===== Material for the task

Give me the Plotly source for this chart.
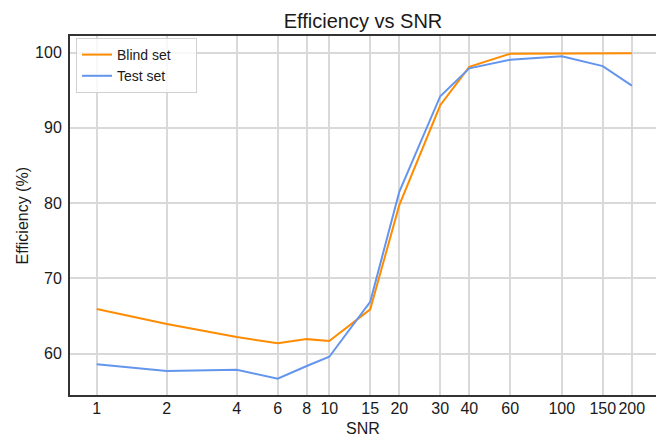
import plotly.graph_objects as go
import numpy as np

snr = [1, 2, 4, 6, 8, 10, 15, 20, 30, 40, 60, 100, 150, 200]
tick_labels = ["1", "2", "4", "6", "8", "10", "15", "20", "30", "40", "60", "100", "150", "200"]
blind_set = [65.93, 63.94, 62.21, 61.41, 61.94, 61.68, 65.89, 79.73, 93.0, 98.1, 99.85, 99.9, 99.9, 99.9]
test_set = [58.59, 57.7, 57.88, 56.68, 58.37, 59.6, 66.9, 81.5, 94.2, 97.9, 99.05, 99.5, 98.2, 95.6]
y_ticks = [60, 70, 80, 90, 100]

font = "Liberation Sans, Arial, sans-serif"
pad = "\u00a0" * 5

fig = go.Figure()
fig.add_trace(go.Scatter(x=snr, y=blind_set, mode="lines", name="Blind set" + pad,
                         line=dict(color="#ff8c00", width=2)))
fig.add_trace(go.Scatter(x=snr, y=test_set, mode="lines", name="Test set",
                         line=dict(color="#6495ed", width=2)))

plot_w, plot_h = 656 - 70, 434 - 36 - 39

fig.update_layout(
    width=656, height=434,
    margin=dict(l=70, r=0, t=36, b=39),
    paper_bgcolor="white", plot_bgcolor="white",
    font=dict(family=font, size=16, color="#1a1a1a"),
    title=dict(text="Efficiency vs SNR", x=(70 + 656) / 2 / 656, xanchor="center",
               y=1 - 21 / 434, yanchor="middle", font=dict(size=20, color="#1a1a1a")),
    legend=dict(x=(76 - 70) / plot_w, y=1 - (38 - 36) / plot_h, xanchor="left", yanchor="top",
                bgcolor="rgba(255,255,255,0.8)", bordercolor="#d0d0d0", borderwidth=1,
                font=dict(size=14), tracegroupgap=0, itemwidth=30),
    showlegend=True,
    annotations=[
        dict(text="SNR", x=0.5, xref="paper", y=(434 - 39 - 428) / plot_h, yref="paper",
             showarrow=False, font=dict(size=16), xanchor="center", yanchor="middle"),
        dict(text="Efficiency (%)", x=(22 - 70) / plot_w, xref="paper", y=0.5, yref="paper",
             showarrow=False, textangle=-90,
             font=dict(size=16), xanchor="center", yanchor="middle"),
    ],
)

fig.update_xaxes(
    type="log", range=[-0.115, 2.405],
    tickvals=snr, ticktext=tick_labels,
    showgrid=True, gridcolor="#d9d9d9", gridwidth=1.5,
    showline=True, linecolor="#333333", linewidth=2, mirror=True,
    ticks="", ticklabelstandoff=-2,
    zeroline=False,
    tickfont=dict(size=16),
)
fig.update_yaxes(
    range=[54.52, 102.2],
    tickvals=y_ticks,
    showgrid=True, gridcolor="#d9d9d9", gridwidth=1.5,
    showline=True, linecolor="#333333", linewidth=2,
    ticks="outside", ticklen=3, tickcolor="rgba(0,0,0,0)",
    zeroline=False,
    tickfont=dict(size=16),
)

fig.write_html("out.html")
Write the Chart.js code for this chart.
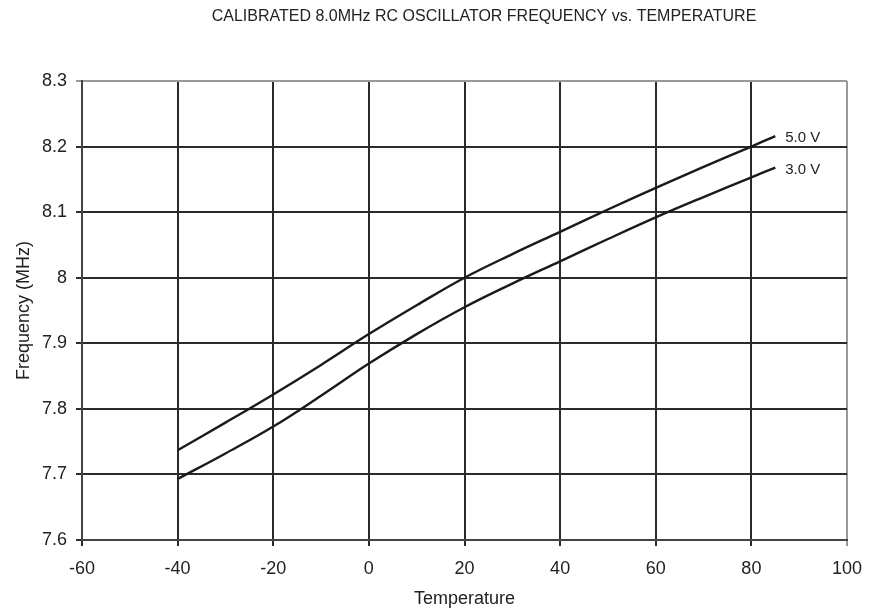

==========

Exercise requirements
All records above are to be printed exactly, minus the pictures they contain.

Response to this exercise
Give me the Plotly source for this chart.
import plotly.graph_objects as go
import numpy as np

snr = [1, 2, 4, 6, 8, 10, 15, 20, 30, 40, 60, 100, 150, 200]
tick_labels = ["1", "2", "4", "6", "8", "10", "15", "20", "30", "40", "60", "100", "150", "200"]
blind_set = [65.93, 63.94, 62.21, 61.41, 61.94, 61.68, 65.89, 79.73, 93.0, 98.1, 99.85, 99.9, 99.9, 99.9]
test_set = [58.59, 57.7, 57.88, 56.68, 58.37, 59.6, 66.9, 81.5, 94.2, 97.9, 99.05, 99.5, 98.2, 95.6]
y_ticks = [60, 70, 80, 90, 100]

font = "Liberation Sans, Arial, sans-serif"
pad = "\u00a0" * 5

fig = go.Figure()
fig.add_trace(go.Scatter(x=snr, y=blind_set, mode="lines", name="Blind set" + pad,
                         line=dict(color="#ff8c00", width=2)))
fig.add_trace(go.Scatter(x=snr, y=test_set, mode="lines", name="Test set",
                         line=dict(color="#6495ed", width=2)))

plot_w, plot_h = 656 - 70, 434 - 36 - 39

fig.update_layout(
    width=656, height=434,
    margin=dict(l=70, r=0, t=36, b=39),
    paper_bgcolor="white", plot_bgcolor="white",
    font=dict(family=font, size=16, color="#1a1a1a"),
    title=dict(text="Efficiency vs SNR", x=(70 + 656) / 2 / 656, xanchor="center",
               y=1 - 21 / 434, yanchor="middle", font=dict(size=20, color="#1a1a1a")),
    legend=dict(x=(76 - 70) / plot_w, y=1 - (38 - 36) / plot_h, xanchor="left", yanchor="top",
                bgcolor="rgba(255,255,255,0.8)", bordercolor="#d0d0d0", borderwidth=1,
                font=dict(size=14), tracegroupgap=0, itemwidth=30),
    showlegend=True,
    annotations=[
        dict(text="SNR", x=0.5, xref="paper", y=(434 - 39 - 428) / plot_h, yref="paper",
             showarrow=False, font=dict(size=16), xanchor="center", yanchor="middle"),
        dict(text="Efficiency (%)", x=(22 - 70) / plot_w, xref="paper", y=0.5, yref="paper",
             showarrow=False, textangle=-90,
             font=dict(size=16), xanchor="center", yanchor="middle"),
    ],
)

fig.update_xaxes(
    type="log", range=[-0.115, 2.405],
    tickvals=snr, ticktext=tick_labels,
    showgrid=True, gridcolor="#d9d9d9", gridwidth=1.5,
    showline=True, linecolor="#333333", linewidth=2, mirror=True,
    ticks="", ticklabelstandoff=-2,
    zeroline=False,
    tickfont=dict(size=16),
)
fig.update_yaxes(
    range=[54.52, 102.2],
    tickvals=y_ticks,
    showgrid=True, gridcolor="#d9d9d9", gridwidth=1.5,
    showline=True, linecolor="#333333", linewidth=2,
    ticks="outside", ticklen=3, tickcolor="rgba(0,0,0,0)",
    zeroline=False,
    tickfont=dict(size=16),
)

fig.write_html("out.html")
Write the Chart.js code for this chart.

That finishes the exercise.